[Aim]:
Retype every line from the start of the data down to and including the line with "sep=0pt,anchor=base] (entrytext) at". Skip the pictures.

===== Material =====

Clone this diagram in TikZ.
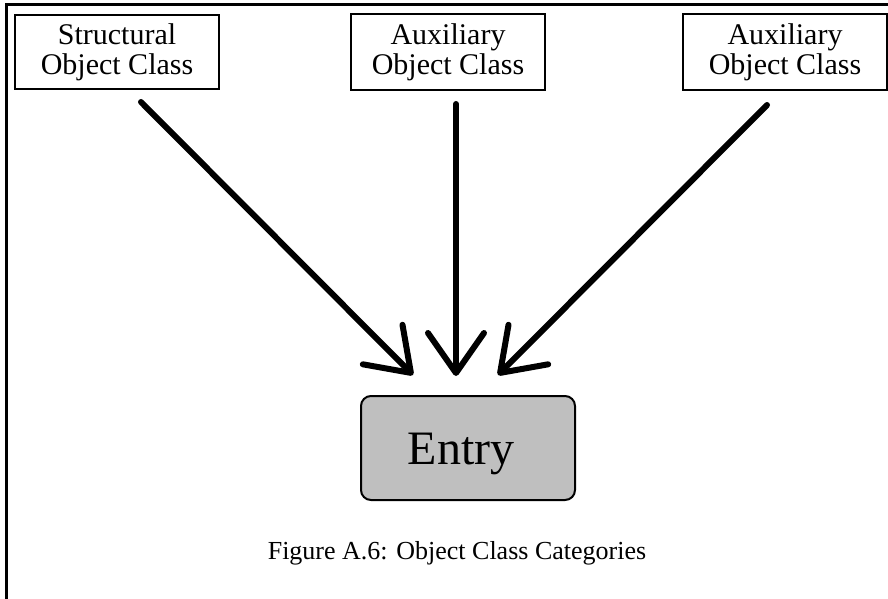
\documentclass[tikz,border=0pt]{standalone}
\usepackage{fontspec}
\setmainfont{Liberation Serif}
\usetikzlibrary{arrows.meta,calc}
\begin{document}
\begin{tikzpicture}[x=1pt,y=-1pt,
  classbox/.style={draw,line width=2pt,rectangle,inner sep=0pt,align=center,
    font=\fontsize{30}{30}\selectfont},
  entrybox/.style={draw,line width=2pt,rectangle,rounded corners=10pt,fill=black!25,
    inner sep=0pt,font=\fontsize{48}{48}\selectfont},
  feed/.style={line width=6pt,line cap=round,line join=round,
    -{Straight Barb[length=40pt,width=56pt,line width=6pt,line cap=round,line join=round]}}
]
\useasboundingbox (0,0) rectangle (888,599);
% outer frame (left and top edges)
\draw[line width=3pt] (6,602) -- (6,5) -- (892,5);

% object class boxes
\node[classbox,minimum width=204pt,minimum height=74pt] (struct) at (117,52)
  {Structural\\Object Class};
\node[classbox,minimum width=194pt,minimum height=76pt] (auxa) at (448,52)
  {Auxiliary\\Object Class};
\node[classbox,minimum width=204pt,minimum height=76pt] (auxb) at (785,52)
  {Auxiliary\\Object Class};

% entry
\node[entrybox,minimum width=214pt,minimum height=104pt] (entry) at (468,448) {};
\node[font=\fontsize{48}{48}\selectfont,inner sep=0pt,anchor=base] (entrytext) at (461,464) {Entry};

% connector end points (y grows downwards)
\coordinate (s1) at ($(struct.south)+(24,12)$);
\coordinate (s2) at ($(auxa.south)+(8,13)$);
\coordinate (s3) at ($(auxb.south)+(-18,14)$);
\coordinate (t1) at ($(entry.north)+(-55,-20)$);
\coordinate (t2) at ($(entry.north)+(-12,-19)$);
\coordinate (t3) at ($(entry.north)+(30,-20)$);

\draw[feed] (s1) -- (t1);
\draw[feed] (s2) -- (t2);
\draw[feed] (s3) -- (t3);

% caption
\node[font=\fontsize{26}{26}\selectfont,inner sep=0pt,anchor=base] (caption) at (457,559)
  {Figure A.6: Object Class Categories};
\end{tikzpicture}
\end{document}
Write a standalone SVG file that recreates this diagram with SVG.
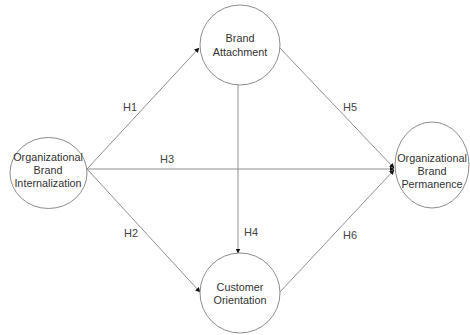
<svg xmlns="http://www.w3.org/2000/svg" width="470" height="335" viewBox="0 0 470 335">
<style>
.node{fill:#fff;stroke:#8c8c8c;stroke-width:1}
.t{font-family:"Liberation Sans",Arial,sans-serif;font-size:10.8px;fill:#333;text-anchor:middle}
.lbl{font-family:"Liberation Sans",Arial,sans-serif;font-size:11px;fill:#444;text-anchor:middle}
.edge{stroke:#909090;stroke-width:1;fill:none;marker-end:url(#ah)}
</style>
<defs>
<marker id="ah" markerWidth="5" markerHeight="5" refX="4.5" refY="2.5" orient="auto" markerUnits="userSpaceOnUse">
<path d="M0,0 L5,2.5 L0,5 z" fill="#111"/>
</marker>
</defs>
<rect width="470" height="335" fill="#fff"/>
<g id="connectors">
<line class="edge" x1="87" y1="169" x2="199" y2="48"/>
<line class="edge" x1="87" y1="169" x2="200" y2="292"/>
<line class="edge" x1="87" y1="169" x2="394" y2="169"/>
<line class="edge" x1="238" y1="85" x2="238" y2="253"/>
<line class="edge" x1="278" y1="46" x2="394" y2="168"/>
<line class="edge" x1="279" y1="293" x2="394" y2="170"/>
<text class="lbl" x="130" y="111">H1</text>
<text class="lbl" x="131" y="237">H2</text>
<text class="lbl" x="167" y="163">H3</text>
<text class="lbl" x="251" y="236">H4</text>
<text class="lbl" x="350" y="111">H5</text>
<text class="lbl" x="350" y="239">H6</text>
</g>
<g id="obi">
<ellipse class="node" cx="48.5" cy="173" rx="38.5" ry="35.5"/>
<text class="t" x="48" y="161">Organizational</text>
<text class="t" x="48" y="174">Brand</text>
<text class="t" x="48" y="187">Internalization</text>
</g>
<g id="ba">
<circle class="node" cx="240" cy="45" r="40"/>
<text class="t" x="240" y="42">Brand</text>
<text class="t" x="240" y="56">Attachment</text>
</g>
<g id="co">
<circle class="node" cx="240" cy="293" r="40"/>
<text class="t" x="240" y="291">Customer</text>
<text class="t" x="240" y="304">Orientation</text>
</g>
<g id="obp">
<ellipse class="node" cx="432" cy="165" rx="37" ry="43"/>
<text class="t" x="432" y="162">Organizational</text>
<text class="t" x="432" y="175">Brand</text>
<text class="t" x="432" y="188">Permanence</text>
</g>
</svg>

=====

[Task answer]:
Clone this diagram in TikZ.
\documentclass[tikz,border=0pt]{standalone}
\usepackage{fontspec}
\setmainfont{Liberation Serif}
\usetikzlibrary{arrows.meta,calc}
\begin{document}
\begin{tikzpicture}[x=1pt,y=-1pt,
  classbox/.style={draw,line width=2pt,rectangle,inner sep=0pt,align=center,
    font=\fontsize{30}{30}\selectfont},
  entrybox/.style={draw,line width=2pt,rectangle,rounded corners=10pt,fill=black!25,
    inner sep=0pt,font=\fontsize{48}{48}\selectfont},
  feed/.style={line width=6pt,line cap=round,line join=round,
    -{Straight Barb[length=40pt,width=56pt,line width=6pt,line cap=round,line join=round]}}
]
\useasboundingbox (0,0) rectangle (888,599);
% outer frame (left and top edges)
\draw[line width=3pt] (6,602) -- (6,5) -- (892,5);

% object class boxes
\node[classbox,minimum width=204pt,minimum height=74pt] (struct) at (117,52)
  {Structural\\Object Class};
\node[classbox,minimum width=194pt,minimum height=76pt] (auxa) at (448,52)
  {Auxiliary\\Object Class};
\node[classbox,minimum width=204pt,minimum height=76pt] (auxb) at (785,52)
  {Auxiliary\\Object Class};

% entry
\node[entrybox,minimum width=214pt,minimum height=104pt] (entry) at (468,448) {};
\node[font=\fontsize{48}{48}\selectfont,inner sep=0pt,anchor=base] (entrytext) at (461,464) {Entry};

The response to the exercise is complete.